**Dataset excerpt**
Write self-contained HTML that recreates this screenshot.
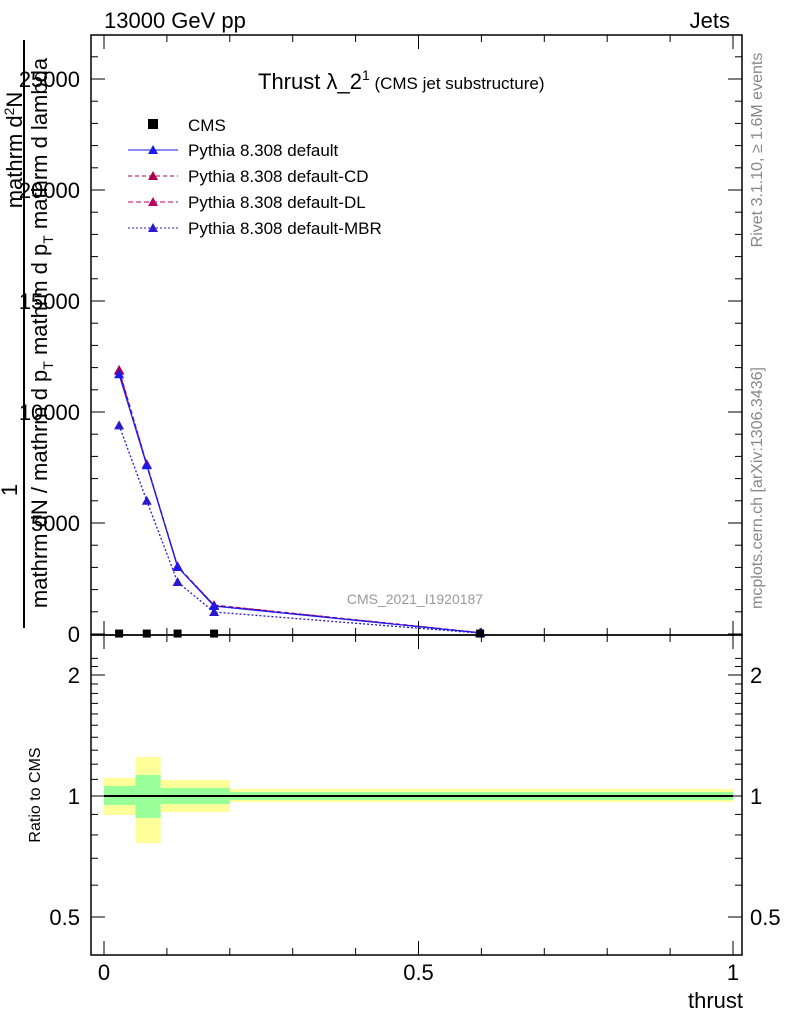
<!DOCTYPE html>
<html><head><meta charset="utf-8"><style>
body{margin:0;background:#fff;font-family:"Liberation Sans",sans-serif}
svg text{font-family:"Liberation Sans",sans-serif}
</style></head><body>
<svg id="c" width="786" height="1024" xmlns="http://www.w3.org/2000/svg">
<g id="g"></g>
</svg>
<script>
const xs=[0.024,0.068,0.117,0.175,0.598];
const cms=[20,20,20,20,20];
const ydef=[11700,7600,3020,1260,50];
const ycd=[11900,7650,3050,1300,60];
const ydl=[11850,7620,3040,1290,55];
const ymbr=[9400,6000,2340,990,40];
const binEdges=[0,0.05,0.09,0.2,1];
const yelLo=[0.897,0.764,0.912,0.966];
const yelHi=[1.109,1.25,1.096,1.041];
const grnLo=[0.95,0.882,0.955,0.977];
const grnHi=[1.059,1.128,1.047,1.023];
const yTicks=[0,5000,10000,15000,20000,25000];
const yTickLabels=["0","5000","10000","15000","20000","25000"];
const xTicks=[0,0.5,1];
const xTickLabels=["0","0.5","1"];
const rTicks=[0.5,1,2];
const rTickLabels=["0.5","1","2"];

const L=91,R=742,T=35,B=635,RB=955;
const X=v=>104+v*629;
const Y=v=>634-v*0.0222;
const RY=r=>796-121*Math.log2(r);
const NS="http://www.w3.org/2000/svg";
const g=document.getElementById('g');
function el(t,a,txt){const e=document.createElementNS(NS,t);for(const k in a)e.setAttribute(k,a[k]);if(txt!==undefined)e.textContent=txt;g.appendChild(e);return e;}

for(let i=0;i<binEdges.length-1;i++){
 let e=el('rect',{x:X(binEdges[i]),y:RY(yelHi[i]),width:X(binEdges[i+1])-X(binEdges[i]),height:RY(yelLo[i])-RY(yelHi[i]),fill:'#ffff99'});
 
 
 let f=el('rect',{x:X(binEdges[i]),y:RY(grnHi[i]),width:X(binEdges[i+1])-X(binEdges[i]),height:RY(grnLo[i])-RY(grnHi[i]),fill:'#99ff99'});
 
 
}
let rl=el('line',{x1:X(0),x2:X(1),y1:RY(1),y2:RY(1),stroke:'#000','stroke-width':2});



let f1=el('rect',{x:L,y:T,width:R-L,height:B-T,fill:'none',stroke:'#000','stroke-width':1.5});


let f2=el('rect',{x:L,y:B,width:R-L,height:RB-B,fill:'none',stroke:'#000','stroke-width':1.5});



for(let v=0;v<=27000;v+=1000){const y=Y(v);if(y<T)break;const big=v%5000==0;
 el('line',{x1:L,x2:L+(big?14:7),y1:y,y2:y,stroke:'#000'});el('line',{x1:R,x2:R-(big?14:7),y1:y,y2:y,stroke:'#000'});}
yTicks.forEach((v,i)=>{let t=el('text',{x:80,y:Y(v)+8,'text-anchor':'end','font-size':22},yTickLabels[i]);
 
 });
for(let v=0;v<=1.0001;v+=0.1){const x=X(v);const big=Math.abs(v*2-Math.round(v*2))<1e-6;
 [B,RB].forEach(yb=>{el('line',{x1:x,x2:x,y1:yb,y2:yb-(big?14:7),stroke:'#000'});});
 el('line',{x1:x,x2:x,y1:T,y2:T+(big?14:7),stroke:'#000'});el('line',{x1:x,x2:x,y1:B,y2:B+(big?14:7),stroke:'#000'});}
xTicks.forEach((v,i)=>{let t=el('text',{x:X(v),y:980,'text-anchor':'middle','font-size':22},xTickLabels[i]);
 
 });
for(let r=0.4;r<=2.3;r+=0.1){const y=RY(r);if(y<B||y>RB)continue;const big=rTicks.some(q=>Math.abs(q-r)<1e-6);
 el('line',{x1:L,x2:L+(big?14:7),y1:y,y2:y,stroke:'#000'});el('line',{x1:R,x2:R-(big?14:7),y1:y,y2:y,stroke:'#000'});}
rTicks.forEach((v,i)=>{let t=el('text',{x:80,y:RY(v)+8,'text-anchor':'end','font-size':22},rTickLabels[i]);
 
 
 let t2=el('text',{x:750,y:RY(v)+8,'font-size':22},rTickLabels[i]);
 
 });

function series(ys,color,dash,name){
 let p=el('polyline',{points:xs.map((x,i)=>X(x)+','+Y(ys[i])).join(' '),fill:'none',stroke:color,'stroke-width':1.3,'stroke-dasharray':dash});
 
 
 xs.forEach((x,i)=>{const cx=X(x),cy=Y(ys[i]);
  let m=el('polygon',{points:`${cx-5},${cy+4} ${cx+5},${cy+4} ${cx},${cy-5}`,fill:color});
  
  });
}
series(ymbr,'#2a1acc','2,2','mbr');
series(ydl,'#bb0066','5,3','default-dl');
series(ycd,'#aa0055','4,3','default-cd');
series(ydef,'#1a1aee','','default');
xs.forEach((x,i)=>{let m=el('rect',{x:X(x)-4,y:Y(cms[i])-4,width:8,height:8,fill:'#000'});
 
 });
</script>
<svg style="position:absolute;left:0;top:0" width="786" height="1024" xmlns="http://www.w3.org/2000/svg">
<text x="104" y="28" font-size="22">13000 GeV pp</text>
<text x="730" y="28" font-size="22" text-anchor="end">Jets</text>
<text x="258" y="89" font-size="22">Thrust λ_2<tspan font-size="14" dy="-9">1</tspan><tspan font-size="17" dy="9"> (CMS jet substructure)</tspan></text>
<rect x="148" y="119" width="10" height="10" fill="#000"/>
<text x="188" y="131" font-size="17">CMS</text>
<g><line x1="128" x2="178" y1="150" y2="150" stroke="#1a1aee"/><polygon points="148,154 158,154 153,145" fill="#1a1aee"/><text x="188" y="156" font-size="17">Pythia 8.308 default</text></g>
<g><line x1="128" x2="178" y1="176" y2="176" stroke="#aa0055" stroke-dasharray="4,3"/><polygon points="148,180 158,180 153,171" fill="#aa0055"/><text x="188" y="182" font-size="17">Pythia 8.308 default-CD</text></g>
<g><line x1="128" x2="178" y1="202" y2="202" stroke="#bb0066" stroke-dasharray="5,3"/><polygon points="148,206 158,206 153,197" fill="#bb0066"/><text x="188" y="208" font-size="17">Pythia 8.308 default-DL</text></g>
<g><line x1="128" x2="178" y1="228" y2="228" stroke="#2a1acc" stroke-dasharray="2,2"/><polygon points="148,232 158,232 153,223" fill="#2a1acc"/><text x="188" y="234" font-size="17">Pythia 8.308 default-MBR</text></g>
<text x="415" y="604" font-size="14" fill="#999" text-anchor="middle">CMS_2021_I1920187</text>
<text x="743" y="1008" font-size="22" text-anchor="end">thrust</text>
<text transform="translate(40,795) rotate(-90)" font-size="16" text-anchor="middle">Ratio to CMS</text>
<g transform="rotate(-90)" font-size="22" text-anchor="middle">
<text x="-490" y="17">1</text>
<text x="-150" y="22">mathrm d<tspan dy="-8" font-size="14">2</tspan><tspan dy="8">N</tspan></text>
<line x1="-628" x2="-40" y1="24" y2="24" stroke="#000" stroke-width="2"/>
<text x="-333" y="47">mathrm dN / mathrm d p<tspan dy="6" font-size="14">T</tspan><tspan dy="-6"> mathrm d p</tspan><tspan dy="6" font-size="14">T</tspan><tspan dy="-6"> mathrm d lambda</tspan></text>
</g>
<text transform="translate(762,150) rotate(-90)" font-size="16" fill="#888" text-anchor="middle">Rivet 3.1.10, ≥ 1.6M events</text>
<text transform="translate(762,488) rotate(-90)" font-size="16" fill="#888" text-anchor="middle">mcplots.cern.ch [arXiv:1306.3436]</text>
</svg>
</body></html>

**Stated exercise**
Write out the whole listing again, exactly, with no pictures.

**Solution to this problem**
Write self-contained HTML that recreates this screenshot.
<!DOCTYPE html>
<html><head><meta charset="utf-8"><style>
body{margin:0;background:#fff;font-family:"Liberation Sans",sans-serif}
svg text{font-family:"Liberation Sans",sans-serif}
</style></head><body>
<svg id="c" width="786" height="1024" xmlns="http://www.w3.org/2000/svg">
<g id="g"></g>
</svg>
<script>
const xs=[0.024,0.068,0.117,0.175,0.598];
const cms=[20,20,20,20,20];
const ydef=[11700,7600,3020,1260,50];
const ycd=[11900,7650,3050,1300,60];
const ydl=[11850,7620,3040,1290,55];
const ymbr=[9400,6000,2340,990,40];
const binEdges=[0,0.05,0.09,0.2,1];
const yelLo=[0.897,0.764,0.912,0.966];
const yelHi=[1.109,1.25,1.096,1.041];
const grnLo=[0.95,0.882,0.955,0.977];
const grnHi=[1.059,1.128,1.047,1.023];
const yTicks=[0,5000,10000,15000,20000,25000];
const yTickLabels=["0","5000","10000","15000","20000","25000"];
const xTicks=[0,0.5,1];
const xTickLabels=["0","0.5","1"];
const rTicks=[0.5,1,2];
const rTickLabels=["0.5","1","2"];

const L=91,R=742,T=35,B=635,RB=955;
const X=v=>104+v*629;
const Y=v=>634-v*0.0222;
const RY=r=>796-121*Math.log2(r);
const NS="http://www.w3.org/2000/svg";
const g=document.getElementById('g');
function el(t,a,txt){const e=document.createElementNS(NS,t);for(const k in a)e.setAttribute(k,a[k]);if(txt!==undefined)e.textContent=txt;g.appendChild(e);return e;}

for(let i=0;i<binEdges.length-1;i++){
 let e=el('rect',{x:X(binEdges[i]),y:RY(yelHi[i]),width:X(binEdges[i+1])-X(binEdges[i]),height:RY(yelLo[i])-RY(yelHi[i]),fill:'#ffff99'});
 
 
 let f=el('rect',{x:X(binEdges[i]),y:RY(grnHi[i]),width:X(binEdges[i+1])-X(binEdges[i]),height:RY(grnLo[i])-RY(grnHi[i]),fill:'#99ff99'});
 
 
}
let rl=el('line',{x1:X(0),x2:X(1),y1:RY(1),y2:RY(1),stroke:'#000','stroke-width':2});



let f1=el('rect',{x:L,y:T,width:R-L,height:B-T,fill:'none',stroke:'#000','stroke-width':1.5});


let f2=el('rect',{x:L,y:B,width:R-L,height:RB-B,fill:'none',stroke:'#000','stroke-width':1.5});



for(let v=0;v<=27000;v+=1000){const y=Y(v);if(y<T)break;const big=v%5000==0;
 el('line',{x1:L,x2:L+(big?14:7),y1:y,y2:y,stroke:'#000'});el('line',{x1:R,x2:R-(big?14:7),y1:y,y2:y,stroke:'#000'});}
yTicks.forEach((v,i)=>{let t=el('text',{x:80,y:Y(v)+8,'text-anchor':'end','font-size':22},yTickLabels[i]);
 
 });
for(let v=0;v<=1.0001;v+=0.1){const x=X(v);const big=Math.abs(v*2-Math.round(v*2))<1e-6;
 [B,RB].forEach(yb=>{el('line',{x1:x,x2:x,y1:yb,y2:yb-(big?14:7),stroke:'#000'});});
 el('line',{x1:x,x2:x,y1:T,y2:T+(big?14:7),stroke:'#000'});el('line',{x1:x,x2:x,y1:B,y2:B+(big?14:7),stroke:'#000'});}
xTicks.forEach((v,i)=>{let t=el('text',{x:X(v),y:980,'text-anchor':'middle','font-size':22},xTickLabels[i]);
 
 });
for(let r=0.4;r<=2.3;r+=0.1){const y=RY(r);if(y<B||y>RB)continue;const big=rTicks.some(q=>Math.abs(q-r)<1e-6);
 el('line',{x1:L,x2:L+(big?14:7),y1:y,y2:y,stroke:'#000'});el('line',{x1:R,x2:R-(big?14:7),y1:y,y2:y,stroke:'#000'});}
rTicks.forEach((v,i)=>{let t=el('text',{x:80,y:RY(v)+8,'text-anchor':'end','font-size':22},rTickLabels[i]);
 
 
 let t2=el('text',{x:750,y:RY(v)+8,'font-size':22},rTickLabels[i]);
 
 });

function series(ys,color,dash,name){
 let p=el('polyline',{points:xs.map((x,i)=>X(x)+','+Y(ys[i])).join(' '),fill:'none',stroke:color,'stroke-width':1.3,'stroke-dasharray':dash});
 
 
 xs.forEach((x,i)=>{const cx=X(x),cy=Y(ys[i]);
  let m=el('polygon',{points:`${cx-5},${cy+4} ${cx+5},${cy+4} ${cx},${cy-5}`,fill:color});
  
  });
}
series(ymbr,'#2a1acc','2,2','mbr');
series(ydl,'#bb0066','5,3','default-dl');
series(ycd,'#aa0055','4,3','default-cd');
series(ydef,'#1a1aee','','default');
xs.forEach((x,i)=>{let m=el('rect',{x:X(x)-4,y:Y(cms[i])-4,width:8,height:8,fill:'#000'});
 
 });
</script>
<svg style="position:absolute;left:0;top:0" width="786" height="1024" xmlns="http://www.w3.org/2000/svg">
<text x="104" y="28" font-size="22">13000 GeV pp</text>
<text x="730" y="28" font-size="22" text-anchor="end">Jets</text>
<text x="258" y="89" font-size="22">Thrust λ_2<tspan font-size="14" dy="-9">1</tspan><tspan font-size="17" dy="9"> (CMS jet substructure)</tspan></text>
<rect x="148" y="119" width="10" height="10" fill="#000"/>
<text x="188" y="131" font-size="17">CMS</text>
<g><line x1="128" x2="178" y1="150" y2="150" stroke="#1a1aee"/><polygon points="148,154 158,154 153,145" fill="#1a1aee"/><text x="188" y="156" font-size="17">Pythia 8.308 default</text></g>
<g><line x1="128" x2="178" y1="176" y2="176" stroke="#aa0055" stroke-dasharray="4,3"/><polygon points="148,180 158,180 153,171" fill="#aa0055"/><text x="188" y="182" font-size="17">Pythia 8.308 default-CD</text></g>
<g><line x1="128" x2="178" y1="202" y2="202" stroke="#bb0066" stroke-dasharray="5,3"/><polygon points="148,206 158,206 153,197" fill="#bb0066"/><text x="188" y="208" font-size="17">Pythia 8.308 default-DL</text></g>
<g><line x1="128" x2="178" y1="228" y2="228" stroke="#2a1acc" stroke-dasharray="2,2"/><polygon points="148,232 158,232 153,223" fill="#2a1acc"/><text x="188" y="234" font-size="17">Pythia 8.308 default-MBR</text></g>
<text x="415" y="604" font-size="14" fill="#999" text-anchor="middle">CMS_2021_I1920187</text>
<text x="743" y="1008" font-size="22" text-anchor="end">thrust</text>
<text transform="translate(40,795) rotate(-90)" font-size="16" text-anchor="middle">Ratio to CMS</text>
<g transform="rotate(-90)" font-size="22" text-anchor="middle">
<text x="-490" y="17">1</text>
<text x="-150" y="22">mathrm d<tspan dy="-8" font-size="14">2</tspan><tspan dy="8">N</tspan></text>
<line x1="-628" x2="-40" y1="24" y2="24" stroke="#000" stroke-width="2"/>
<text x="-333" y="47">mathrm dN / mathrm d p<tspan dy="6" font-size="14">T</tspan><tspan dy="-6"> mathrm d p</tspan><tspan dy="6" font-size="14">T</tspan><tspan dy="-6"> mathrm d lambda</tspan></text>
</g>
<text transform="translate(762,150) rotate(-90)" font-size="16" fill="#888" text-anchor="middle">Rivet 3.1.10, ≥ 1.6M events</text>
<text transform="translate(762,488) rotate(-90)" font-size="16" fill="#888" text-anchor="middle">mcplots.cern.ch [arXiv:1306.3436]</text>
</svg>
</body></html>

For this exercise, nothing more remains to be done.